Homeland Security Secretary Kristi Noem said in a post on the social platform X that, at Trump’s direction, she is ordering the United States Citizenship and Immigration Services to pause the program, the Associated Press reported.
“This heinous individual should never have been allowed in our country,” she said of the suspect, Portuguese national Claudio Neves Valente.
Neves Valente, 48, is suspected in the shootings at Brown University that killed two students and wounded nine others, and the killing of an MIT professor. He was found dead Thursday evening from a self-inflicted gunshot wound, officials said.
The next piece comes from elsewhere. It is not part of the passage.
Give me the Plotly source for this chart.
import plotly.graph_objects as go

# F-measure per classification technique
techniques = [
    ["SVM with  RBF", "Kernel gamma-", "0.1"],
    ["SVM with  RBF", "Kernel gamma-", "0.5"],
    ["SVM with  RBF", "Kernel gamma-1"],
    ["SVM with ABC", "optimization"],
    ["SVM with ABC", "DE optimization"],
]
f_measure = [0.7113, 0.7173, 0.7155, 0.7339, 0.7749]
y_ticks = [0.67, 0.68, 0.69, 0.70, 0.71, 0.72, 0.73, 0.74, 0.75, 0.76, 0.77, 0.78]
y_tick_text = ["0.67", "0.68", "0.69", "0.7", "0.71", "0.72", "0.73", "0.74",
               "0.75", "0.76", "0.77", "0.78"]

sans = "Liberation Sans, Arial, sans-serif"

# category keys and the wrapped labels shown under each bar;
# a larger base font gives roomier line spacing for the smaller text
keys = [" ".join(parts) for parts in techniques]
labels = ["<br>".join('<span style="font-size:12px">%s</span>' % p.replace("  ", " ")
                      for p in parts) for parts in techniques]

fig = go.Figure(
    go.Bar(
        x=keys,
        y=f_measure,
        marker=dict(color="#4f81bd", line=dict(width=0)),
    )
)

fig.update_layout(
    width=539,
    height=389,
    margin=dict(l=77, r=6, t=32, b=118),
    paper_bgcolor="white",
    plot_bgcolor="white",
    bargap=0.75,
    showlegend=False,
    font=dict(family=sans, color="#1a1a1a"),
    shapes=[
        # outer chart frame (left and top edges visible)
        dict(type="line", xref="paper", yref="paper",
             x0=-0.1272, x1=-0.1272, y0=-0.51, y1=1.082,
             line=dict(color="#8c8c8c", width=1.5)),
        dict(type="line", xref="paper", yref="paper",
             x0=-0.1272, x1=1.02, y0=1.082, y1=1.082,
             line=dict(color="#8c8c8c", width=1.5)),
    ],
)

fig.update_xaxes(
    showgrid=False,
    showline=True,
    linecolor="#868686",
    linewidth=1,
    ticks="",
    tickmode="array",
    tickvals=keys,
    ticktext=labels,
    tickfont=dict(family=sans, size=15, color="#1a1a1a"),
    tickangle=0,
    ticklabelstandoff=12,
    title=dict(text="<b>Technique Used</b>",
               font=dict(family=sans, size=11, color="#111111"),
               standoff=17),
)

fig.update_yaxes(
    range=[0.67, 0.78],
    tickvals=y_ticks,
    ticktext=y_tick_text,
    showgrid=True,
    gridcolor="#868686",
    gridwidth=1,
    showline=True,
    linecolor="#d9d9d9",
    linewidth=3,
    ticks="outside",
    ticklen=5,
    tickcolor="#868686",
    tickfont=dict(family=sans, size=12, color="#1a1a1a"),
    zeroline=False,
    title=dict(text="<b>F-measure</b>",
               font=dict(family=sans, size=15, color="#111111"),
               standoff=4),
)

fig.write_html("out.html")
Neves Valente had studied at Brown on a student visa beginning in 2000, according to an affidavit from a Providence police detective. In 2017, he was issued a diversity immigrant visa and months later obtained legal permanent residence status, according to the affidavit. It was not immediately clear where he was between taking a leave of absence from the school in 2001 and getting the visa in 2017.
The diversity visa program makes up to 50,000 green cards available each year by lottery to people from countries that are little represented in the U.S., many of them in Africa. The lottery was created by Congress, and the move is almost certain to invite legal challenges.
Nearly 20 million people applied for the 2025 visa lottery, with more than 131,000 selected when including spouses with the winners. After winning, they must undergo vetting to win admission to the United States. Portuguese citizens won only 38 slots.
Lottery winners are invited to apply for a green card. They are interviewed at consulates and subject to the same requirements and vetting as other green-card applicants.
Trump has long opposed the diversity visa lottery. Noem’s announcement is the latest example of using tragedy to advance immigration policy goals. After an Afghan man was identified as the gunman in a fatal attack on National Guard members in November, Trump’s administration imposed sweeping rules against immigration from Afghanistan and other counties.
While pursuing mass deportation, Trump has sought to limit or eliminate avenues to legal immigration. He has not been deterred if they are enshrined in law, like the diversity visa lottery, or the Constitution, as with a right to citizenship for anyone born on U.S. soil. The Supreme Court recently agreed to hear his challenge to birthright citizenship.